Carla: Sabemos que homens, brancos e heterossexuais jamais irão nos ceder espaço, espontânea e voluntariamente. Para isso precisamos conquistar nossa legitimidade no voto, e de forma expressiva, e assim, nosso lugar no parlamento estadual de SC. Estamos em um gigantesca Primavera de Mulheres e sentimos que as demais candidaturas estão muito mais abertas às pautas que defendemos. Se eleita, seguirei sendo autenticamente o que sou: uma defensora intransigente do direito das pessoas terem direitos. As resistência serão enormes, visto que não bastará apenas derrotar o fascismo nas ruas. Será preciso derrotar o fascismo nos corações.
Catarinas: Enquanto uma candidata feminista como pretende atuar de forma a enfrentar os discursos reacionários que acreditam na existência de uma “ideologia de gênero” e que não admitem que as mulheres tenham autonomia plena sobre seus corpos, incluindo aí a pauta pela descriminalização do aborto?
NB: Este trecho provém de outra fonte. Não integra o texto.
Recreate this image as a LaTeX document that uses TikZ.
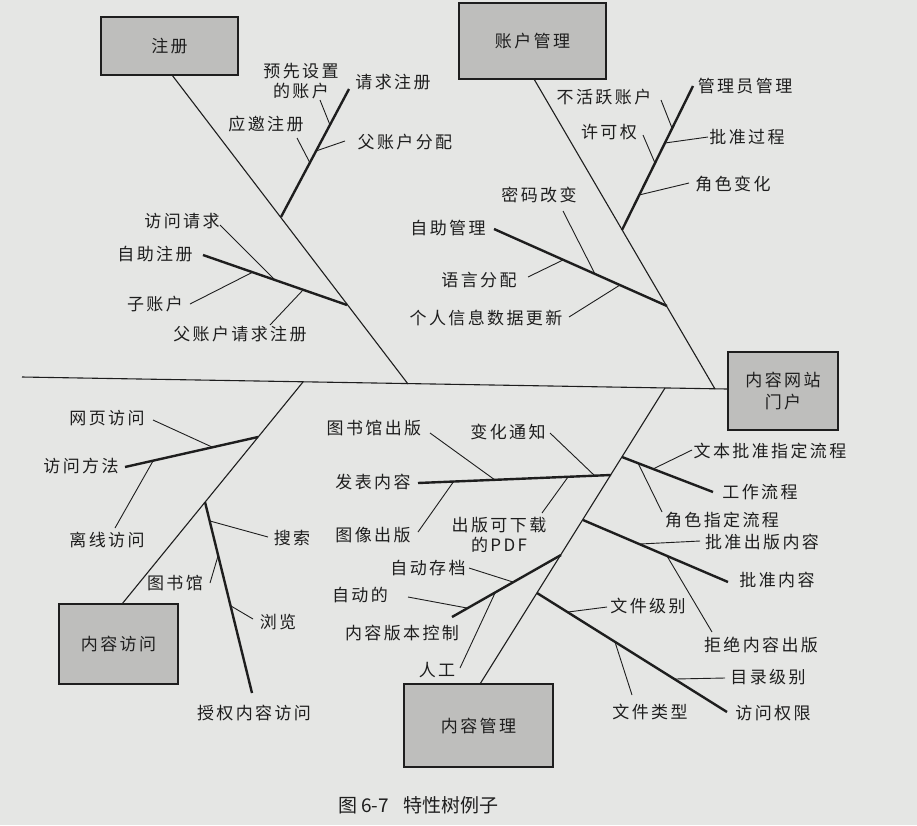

Carla: Resistiremos através da ação política e da EDUCAÇÃO PÚBLICA DE QUALIDADE E EMANCIPATÓRIA. Vamos atuar na defesa irrestrita da ampliação de investimentos da educação pública, gratuita e de qualidade em todos os níveis, bem como:
– Na garantia de uma Educação Sem Mordaça: que seja não-sexista, não-racista e não-LGBTfóbica;
– Na garantia das 20 metas do Plano Nacional de Educação – universalização do Ensino, no campo e na cidade, respeitando as especificidades de cada público;
– Na promoção da igualdade de gênero nos ambientes escolares, entre toda comunidade escolar;
– No desenvolvimento de Políticas Curriculares que promovam amplo debate do conteúdo de diversidade sexual e de gênero nas escolas, bem como que debatem as violências de gênero que incluem ainda discriminação contra mulheres negras, lésbicas, transexuais, com deficiência, indígenas e outras em situação de vulnerabilidade social!
– Na ampliação do acesso às creches com aumento das vagas e centros de educação infantil.
Catarinas: Quais pautas são prioritárias na sua plataforma de campanha?
Carla: Defendemos uma sociedade com respeito à igualdade entre mulheres e homens, que valorize os Direitos Humanos, a cidadania integral da população LGBT e das trabalhadoras e trabalhadores. Uma sociedade com respeito ao Estado Laico, à liberdade religiosa e também que não seja capitalista, racista, capacitista, nem proibicionista. Luto para que tenhamos ampla participação popular e pela universalização dos serviços públicos, gratuitos e de qualidade.
*Cis caracteriza a pessoa cuja identidade de gênero é a mesma designada no nascimento.